Repeat every entry word for word, but leave the images out of your copy.

▸ DATA PROVIDED
>> BEGIN
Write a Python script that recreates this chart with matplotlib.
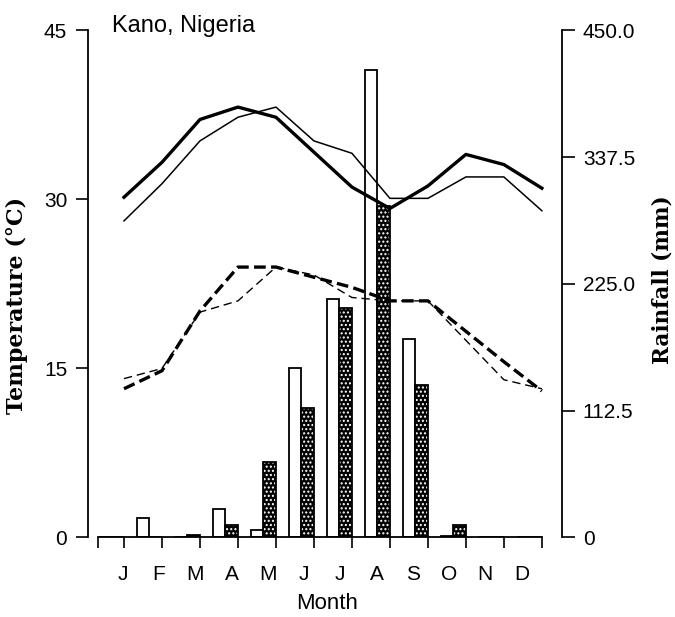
import numpy as np
import matplotlib.pyplot as plt

plt.rcParams['font.family'] = ['Liberation Sans', 'DejaVu Sans']
plt.rcParams['hatch.linewidth'] = 1.0

# monthly climate data, Kano
months = np.arange(1, 13)
month_labels = ['J', 'F', 'M', 'A', 'M', 'J', 'J', 'A', 'S', 'O', 'N', 'D']

# temperatures (deg C)
tmax_a = [30.2, 33.3, 37.1, 38.2, 37.3, 34.2, 31.1, 29.2, 31.2, 34.0, 33.1, 31.0]
tmax_b = [28.1, 31.4, 35.2, 37.3, 38.2, 35.2, 34.1, 30.1, 30.1, 32.0, 32.0, 29.0]
tmin_a = [13.2, 14.8, 20.1, 24.0, 24.0, 23.1, 22.2, 21.0, 21.0, 18.3, 15.6, 13.0]
tmin_b = [14.1, 15.0, 20.0, 21.0, 24.0, 23.3, 21.3, 21.0, 21.0, 17.5, 14.0, 13.2]

# rainfall (mm)
rain_open = [0, 17, 0, 25, 7, 150, 212, 415, 176, 1, 0, 0]
rain_shaded = [0, 0, 2, 11.5, 67, 115, 204, 294, 135, 11.5, 0, 0]

rain_ticks = [0, 112.5, 225, 337.5, 450]
rain_ticklabels = ['0', '112.5', '225.0', '337.5', '450.0']

fig = plt.figure(figsize=(6.75, 6.17), dpi=100)
ax = fig.add_axes([0.1304, 0.1289, 0.7022, 0.8217])
ax2 = ax.twinx()

# rainfall bars, open bar then shaded bar to the left of each month
bw = 1 / 3
ax2.bar(months - 0.5, rain_open, width=bw, color='white', edgecolor='black', linewidth=1.3)
ax2.bar(months - bw / 2, rain_shaded, width=bw, color='black', edgecolor='white',
        hatch='....', linewidth=0)
ax2.bar(months - bw / 2, rain_shaded, width=bw, fill=False, edgecolor='black', linewidth=1.3)

# temperature lines on top of the bars
ax.set_zorder(ax2.get_zorder() + 1)
ax.patch.set_visible(False)
ax.plot(months, tmax_a, color='black', lw=2.4)
ax.plot(months, tmax_b, color='black', lw=1.1)
ax.plot(months, tmin_a, color='black', lw=2.4, ls=(0, (3.5, 1.6)))
ax.plot(months, tmin_b, color='black', lw=1.0, ls=(0, (6, 3.5)))

ax.set_xlim(0.053, 12.53)
ax.set_ylim(0, 45)
ax2.set_ylim(0, 450)

ax.set_yticks([0, 15, 30, 45])
ax2.set_yticks(rain_ticks, labels=rain_ticklabels)

ax.set_xticks(np.r_[0.316, months], labels=[''] * 13)
ax.set_xticks(np.linspace(0.97, 11.46, 12), labels=month_labels, minor=True)

ax.tick_params(axis='y', direction='out', length=9, width=1.2, pad=6, labelsize=15)
ax2.tick_params(axis='y', direction='out', length=9, width=1.2, pad=6, labelsize=15)
ax.tick_params(axis='x', which='major', direction='out', length=8, width=1.2)
ax.tick_params(axis='x', which='minor', length=0, pad=20, labelsize=15)

for s in ['top', 'right']:
    ax.spines[s].set_visible(False)
for s in ['top', 'left', 'bottom']:
    ax2.spines[s].set_visible(False)
ax.spines['bottom'].set_bounds(0.316, 12)
for sp in [ax.spines['left'], ax.spines['bottom'], ax2.spines['right']]:
    sp.set_linewidth(1.3)

fig.text(112 / 675, 1 - 32 / 617, 'Kano, Nigeria', ha='left', va='baseline', fontsize=17)
fig.text(327 / 675, 1 - 614 / 617, 'Month', ha='center', va='bottom', fontsize=16)
fig.text(17 / 675, 1 - 305 / 617, 'Temperature (°C)', rotation=90, ha='center', va='center',
         family='DejaVu Serif', weight='bold', fontsize=16)
fig.text(662 / 675, 1 - 280 / 617, 'Rainfall (mm)', rotation=90, ha='center', va='center',
         family='DejaVu Serif', weight='bold', fontsize=15.5)

fig.savefig('out.png', dpi=100)
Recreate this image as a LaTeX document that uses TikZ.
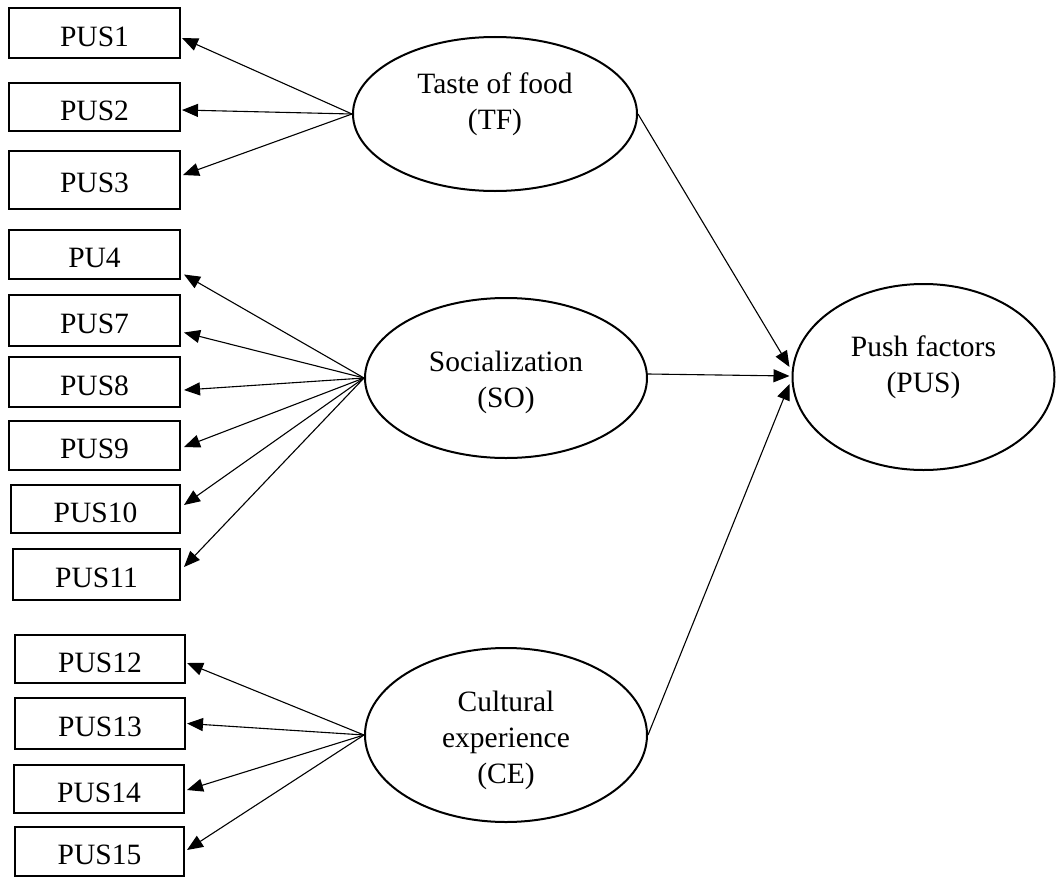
>> END
▸ TASK ANSWER
Write a Python script that recreates this chart with matplotlib.
import numpy as np
import matplotlib.pyplot as plt

plt.rcParams['font.family'] = ['Liberation Sans', 'DejaVu Sans']
plt.rcParams['hatch.linewidth'] = 1.0

# monthly climate data, Kano
months = np.arange(1, 13)
month_labels = ['J', 'F', 'M', 'A', 'M', 'J', 'J', 'A', 'S', 'O', 'N', 'D']

# temperatures (deg C)
tmax_a = [30.2, 33.3, 37.1, 38.2, 37.3, 34.2, 31.1, 29.2, 31.2, 34.0, 33.1, 31.0]
tmax_b = [28.1, 31.4, 35.2, 37.3, 38.2, 35.2, 34.1, 30.1, 30.1, 32.0, 32.0, 29.0]
tmin_a = [13.2, 14.8, 20.1, 24.0, 24.0, 23.1, 22.2, 21.0, 21.0, 18.3, 15.6, 13.0]
tmin_b = [14.1, 15.0, 20.0, 21.0, 24.0, 23.3, 21.3, 21.0, 21.0, 17.5, 14.0, 13.2]

# rainfall (mm)
rain_open = [0, 17, 0, 25, 7, 150, 212, 415, 176, 1, 0, 0]
rain_shaded = [0, 0, 2, 11.5, 67, 115, 204, 294, 135, 11.5, 0, 0]

rain_ticks = [0, 112.5, 225, 337.5, 450]
rain_ticklabels = ['0', '112.5', '225.0', '337.5', '450.0']

fig = plt.figure(figsize=(6.75, 6.17), dpi=100)
ax = fig.add_axes([0.1304, 0.1289, 0.7022, 0.8217])
ax2 = ax.twinx()

# rainfall bars, open bar then shaded bar to the left of each month
bw = 1 / 3
ax2.bar(months - 0.5, rain_open, width=bw, color='white', edgecolor='black', linewidth=1.3)
ax2.bar(months - bw / 2, rain_shaded, width=bw, color='black', edgecolor='white',
        hatch='....', linewidth=0)
ax2.bar(months - bw / 2, rain_shaded, width=bw, fill=False, edgecolor='black', linewidth=1.3)

# temperature lines on top of the bars
ax.set_zorder(ax2.get_zorder() + 1)
ax.patch.set_visible(False)
ax.plot(months, tmax_a, color='black', lw=2.4)
ax.plot(months, tmax_b, color='black', lw=1.1)
ax.plot(months, tmin_a, color='black', lw=2.4, ls=(0, (3.5, 1.6)))
ax.plot(months, tmin_b, color='black', lw=1.0, ls=(0, (6, 3.5)))

ax.set_xlim(0.053, 12.53)
ax.set_ylim(0, 45)
ax2.set_ylim(0, 450)

ax.set_yticks([0, 15, 30, 45])
ax2.set_yticks(rain_ticks, labels=rain_ticklabels)

ax.set_xticks(np.r_[0.316, months], labels=[''] * 13)
ax.set_xticks(np.linspace(0.97, 11.46, 12), labels=month_labels, minor=True)

ax.tick_params(axis='y', direction='out', length=9, width=1.2, pad=6, labelsize=15)
ax2.tick_params(axis='y', direction='out', length=9, width=1.2, pad=6, labelsize=15)
ax.tick_params(axis='x', which='major', direction='out', length=8, width=1.2)
ax.tick_params(axis='x', which='minor', length=0, pad=20, labelsize=15)

for s in ['top', 'right']:
    ax.spines[s].set_visible(False)
for s in ['top', 'left', 'bottom']:
    ax2.spines[s].set_visible(False)
ax.spines['bottom'].set_bounds(0.316, 12)
for sp in [ax.spines['left'], ax.spines['bottom'], ax2.spines['right']]:
    sp.set_linewidth(1.3)

fig.text(112 / 675, 1 - 32 / 617, 'Kano, Nigeria', ha='left', va='baseline', fontsize=17)
fig.text(327 / 675, 1 - 614 / 617, 'Month', ha='center', va='bottom', fontsize=16)
fig.text(17 / 675, 1 - 305 / 617, 'Temperature (°C)', rotation=90, ha='center', va='center',
         family='DejaVu Serif', weight='bold', fontsize=16)
fig.text(662 / 675, 1 - 280 / 617, 'Rainfall (mm)', rotation=90, ha='center', va='center',
         family='DejaVu Serif', weight='bold', fontsize=15.5)

fig.savefig('out.png', dpi=100)
Recreate this image as a LaTeX document that uses TikZ.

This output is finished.